While The Bride Test is at points quite funny, at its center it is a deeply emotional story about familial bonds and an immigrant's desperate striving to make a better life for herself and her family. Hoang parallels My’s experiences as a new immigrant trying to figure out the rules of a new culture as an outsider to Khải’s autism and his efforts to navigate the feelings and reactions he doesn’t fully understand. Both My and Khải have to work very hard to decode each other’s feelings and intentions, working to overcome their differing cultural expectations and learn each other boundaries.
The book was marvelously tense, with the countdown to the expiration of My’s visa at the end of the summer never far from either of their minds, especially as they become intimately involved. Sex and their inexperience at intimacy, while at points humorous, is also deeply serious.
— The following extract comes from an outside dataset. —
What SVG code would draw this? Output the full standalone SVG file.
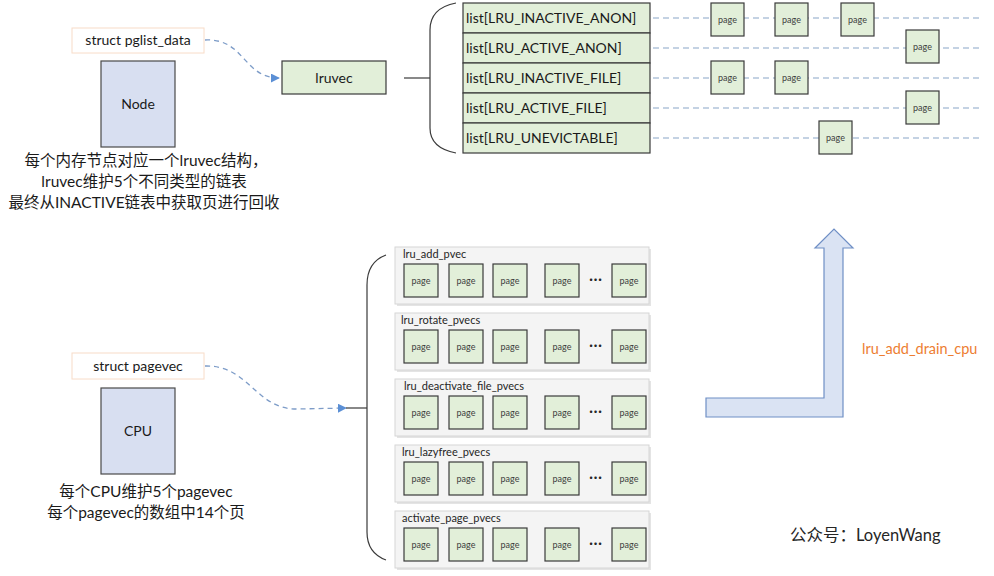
<svg xmlns="http://www.w3.org/2000/svg" width="994" height="576" viewBox="0 0 994 576">
<defs>
<marker id="arr" viewBox="0 0 10 10" refX="9" refY="5" markerWidth="9" markerHeight="9" markerUnits="userSpaceOnUse" orient="auto">
<path d="M0,0 L10,5 L0,10 z" fill="#5b8fd5"/>
</marker>
<style>
.t{font-family:Lato,"Noto Sans CJK SC",sans-serif;fill:#1a1a1a}
.cn{font-family:Lato,"Noto Sans CJK SC",sans-serif;font-size:15.5px;fill:#1a1a1a;text-anchor:middle}
.struct{fill:#ffffff;stroke:#f8dcc8;stroke-width:1}
.host{fill:#d8dff1;stroke:#4a4a4a;stroke-width:1.2}
.green{fill:#e2efd9;stroke:#3a3a3a;stroke-width:1.2}
.pg{fill:#e2efd9;stroke:#3a3a3a;stroke-width:1.2}
.pgt{font-family:Lato,sans-serif;font-size:9px;fill:#404040;text-anchor:middle}
.grp{fill:#f4f4f4;stroke:#d6d6d6;stroke-width:1}
.shadow{fill:#e4e4e4}
.glab{font-family:Lato,sans-serif;font-size:11px;fill:#262626}
.dash{stroke:#8aa6c8;stroke-width:1.2;stroke-dasharray:6,4;fill:none}
.conn{stroke:#7d9cc8;stroke-width:1.3;stroke-dasharray:5,4;fill:none}
.solid{stroke:#3a3a3a;stroke-width:1.2;fill:none}
.lt{font-family:Lato,sans-serif;font-size:14px;fill:#1a1a1a}
.dots{font-family:Lato,sans-serif;font-size:13px;font-weight:bold;fill:#262626;text-anchor:middle;letter-spacing:1px}
</style>
</defs>
<rect width="994" height="576" fill="#ffffff"/>

<!-- top-left node -->
<g id="pglist_data">
<rect class="struct" x="72" y="28" width="132" height="25"/>
<text class="t" x="138" y="45" font-size="14" text-anchor="middle">struct pglist_data</text>
</g>
<g id="node">
<rect class="host" x="101" y="61" width="74" height="86"/>
<text class="t" x="138" y="109" font-size="14" text-anchor="middle">Node</text>
</g>
<g id="node_note">
<text class="cn" x="146" y="166">每个内存节点对应一个lruvec结构，</text>
<text class="cn" x="144" y="187">lruvec维护5个不同类型的链表</text>
<text class="cn" x="144" y="208">最终从INACTIVE链表中获取页进行回收</text>
</g>
<g id="lruvec">
<rect class="green" x="282" y="61" width="104" height="33"/>
<text class="t" x="334" y="83" font-size="14" text-anchor="middle">lruvec</text>
</g>

<!-- lists -->
<g id="lists">
<rect class="green" x="463" y="3" width="187" height="30"/>
<rect class="green" x="463" y="33" width="187" height="30"/>
<rect class="green" x="463" y="63" width="187" height="30"/>
<rect class="green" x="463" y="93" width="187" height="30"/>
<rect class="green" x="463" y="123" width="187" height="30"/>
<text class="lt" x="466" y="23">list[LRU_INACTIVE_ANON]</text>
<text class="lt" x="466" y="53">list[LRU_ACTIVE_ANON]</text>
<text class="lt" x="466" y="83">list[LRU_INACTIVE_FILE]</text>
<text class="lt" x="466" y="113">list[LRU_ACTIVE_FILE]</text>
<text class="lt" x="466" y="143">list[LRU_UNEVICTABLE]</text>
</g>

<!-- connectors -->
<g id="connectors">
<path class="conn" d="M205,40 C245,38 243,78 279,78" marker-end="url(#arr)"/>
<path class="solid" d="M404,78 L430,78"/>
<path class="solid" d="M456,3 Q430,8 430,30 L430,128 Q430,148 456,153"/>
<path class="dash" d="M653,18 L982,18"/>
<path class="dash" d="M653,48 L982,48"/>
<path class="dash" d="M653,78 L982,78"/>
<path class="dash" d="M653,108 L982,108"/>
<path class="dash" d="M653,138 L982,138"/>
<path class="conn" d="M205,366 C250,365 255,410 298,409 L346,408" marker-end="url(#arr)"/>
<path class="solid" d="M346,408 L367,408"/>
<path class="solid" d="M386,255 Q367,262 367,285 L367,532 Q367,553 386,560"/>
</g>

<!-- top pages -->
<g id="list_pages">
<rect class="pg" x="711" y="3" width="33" height="33"/><text class="pgt" x="727.5" y="23">page</text>
<rect class="pg" x="775" y="3" width="33" height="33"/><text class="pgt" x="791.5" y="23">page</text>
<rect class="pg" x="841" y="3" width="33" height="33"/><text class="pgt" x="857.5" y="23">page</text>
<rect class="pg" x="906" y="30" width="33" height="33"/><text class="pgt" x="922.5" y="50">page</text>
<rect class="pg" x="711" y="61" width="33" height="33"/><text class="pgt" x="727.5" y="81">page</text>
<rect class="pg" x="775" y="61" width="33" height="33"/><text class="pgt" x="791.5" y="81">page</text>
<rect class="pg" x="906" y="91" width="33" height="33"/><text class="pgt" x="922.5" y="111">page</text>
<rect class="pg" x="819" y="121" width="33" height="33"/><text class="pgt" x="835.5" y="141">page</text>
</g>

<!-- bottom-left node -->
<g id="pagevec">
<rect class="struct" x="72" y="353" width="132" height="26"/>
<text class="t" x="138" y="371" font-size="14" text-anchor="middle">struct pagevec</text>
</g>
<g id="cpu">
<rect class="host" x="101" y="388" width="74" height="86"/>
<text class="t" x="138" y="436" font-size="14" text-anchor="middle">CPU</text>
</g>
<g id="cpu_note">
<text class="cn" x="146" y="497">每个CPU维护5个pagevec</text>
<text class="cn" x="146" y="518">每个pagevec的数组中14个页</text>
</g>

<!-- pvec groups -->
<g id="lru_add_pvec">
<rect class="shadow" x="397" y="249" width="254" height="57"/>
<rect class="grp" x="395" y="247" width="254" height="57"/>
<text class="glab" x="403" y="258">lru_add_pvec</text>
<rect class="pg" x="404" y="264" width="34" height="33"/><text class="pgt" x="421" y="284">page</text>
<rect class="pg" x="449" y="264" width="34" height="33"/><text class="pgt" x="466" y="284">page</text>
<rect class="pg" x="493" y="264" width="34" height="33"/><text class="pgt" x="510" y="284">page</text>
<rect class="pg" x="545" y="264" width="34" height="33"/><text class="pgt" x="562" y="284">page</text>
<text class="dots" x="596" y="284">···</text>
<rect class="pg" x="612" y="264" width="34" height="33"/><text class="pgt" x="629" y="284">page</text>
</g>
<g id="lru_rotate_pvecs">
<rect class="shadow" x="397" y="315" width="254" height="57"/>
<rect class="grp" x="395" y="313" width="254" height="57"/>
<text class="glab" x="401" y="324">lru_rotate_pvecs</text>
<rect class="pg" x="404" y="330" width="34" height="33"/><text class="pgt" x="421" y="350">page</text>
<rect class="pg" x="449" y="330" width="34" height="33"/><text class="pgt" x="466" y="350">page</text>
<rect class="pg" x="493" y="330" width="34" height="33"/><text class="pgt" x="510" y="350">page</text>
<rect class="pg" x="545" y="330" width="34" height="33"/><text class="pgt" x="562" y="350">page</text>
<text class="dots" x="596" y="350">···</text>
<rect class="pg" x="612" y="330" width="34" height="33"/><text class="pgt" x="629" y="350">page</text>
</g>
<g id="lru_deactivate_file_pvecs">
<rect class="shadow" x="397" y="381" width="254" height="57"/>
<rect class="grp" x="395" y="379" width="254" height="57"/>
<text class="glab" x="404" y="390">lru_deactivate_file_pvecs</text>
<rect class="pg" x="404" y="396" width="34" height="33"/><text class="pgt" x="421" y="416">page</text>
<rect class="pg" x="449" y="396" width="34" height="33"/><text class="pgt" x="466" y="416">page</text>
<rect class="pg" x="493" y="396" width="34" height="33"/><text class="pgt" x="510" y="416">page</text>
<rect class="pg" x="545" y="396" width="34" height="33"/><text class="pgt" x="562" y="416">page</text>
<text class="dots" x="596" y="416">···</text>
<rect class="pg" x="612" y="396" width="34" height="33"/><text class="pgt" x="629" y="416">page</text>
</g>
<g id="lru_lazyfree_pvecs">
<rect class="shadow" x="397" y="447" width="254" height="57"/>
<rect class="grp" x="395" y="445" width="254" height="57"/>
<text class="glab" x="402" y="456">lru_lazyfree_pvecs</text>
<rect class="pg" x="404" y="462" width="34" height="33"/><text class="pgt" x="421" y="482">page</text>
<rect class="pg" x="449" y="462" width="34" height="33"/><text class="pgt" x="466" y="482">page</text>
<rect class="pg" x="493" y="462" width="34" height="33"/><text class="pgt" x="510" y="482">page</text>
<rect class="pg" x="545" y="462" width="34" height="33"/><text class="pgt" x="562" y="482">page</text>
<text class="dots" x="596" y="482">···</text>
<rect class="pg" x="612" y="462" width="34" height="33"/><text class="pgt" x="629" y="482">page</text>
</g>
<g id="activate_page_pvecs">
<rect class="shadow" x="397" y="513" width="254" height="57"/>
<rect class="grp" x="395" y="511" width="254" height="57"/>
<text class="glab" x="402" y="522">activate_page_pvecs</text>
<rect class="pg" x="404" y="528" width="34" height="33"/><text class="pgt" x="421" y="548">page</text>
<rect class="pg" x="449" y="528" width="34" height="33"/><text class="pgt" x="466" y="548">page</text>
<rect class="pg" x="493" y="528" width="34" height="33"/><text class="pgt" x="510" y="548">page</text>
<rect class="pg" x="545" y="528" width="34" height="33"/><text class="pgt" x="562" y="548">page</text>
<text class="dots" x="596" y="548">···</text>
<rect class="pg" x="612" y="528" width="34" height="33"/><text class="pgt" x="629" y="548">page</text>
</g>

<!-- big L arrow -->
<g id="drain_arrow">
<polygon points="706,398 824,398 824,248 815,248 834,229 853,248 843,248 843,417 706,417" fill="#dae3f3" stroke="#6f8fc5" stroke-width="1.2"/>
<text x="862" y="354" font-family="Lato,sans-serif" font-size="14.5" fill="#ed7d31">lru_add_drain_cpu</text>
</g>

<g id="watermark">
<text x="790" y="541" font-family="Lato,'Noto Sans CJK SC',sans-serif" font-size="16.5" fill="#262626">公众号：LoyenWang</text>
</g>
</svg>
I loved how Hoang gently built up their rapport, and how it heightened the stakes every time there was a misunderstanding or setback. In the end, they both understand each other better and do more for each other than they ever dared to expect.
While I struggled to get started with The Kiss Quotient, I couldn’t put down The Bride Test, racing breathlessly to the final chapters because I needed to know if Khải and My/Esme would get the HEA they both richly deserve. I wasn’t disappointed. It was perfect.
Content Warnings: Ableism, depression
Ana received a copy of this book from the publisher for review.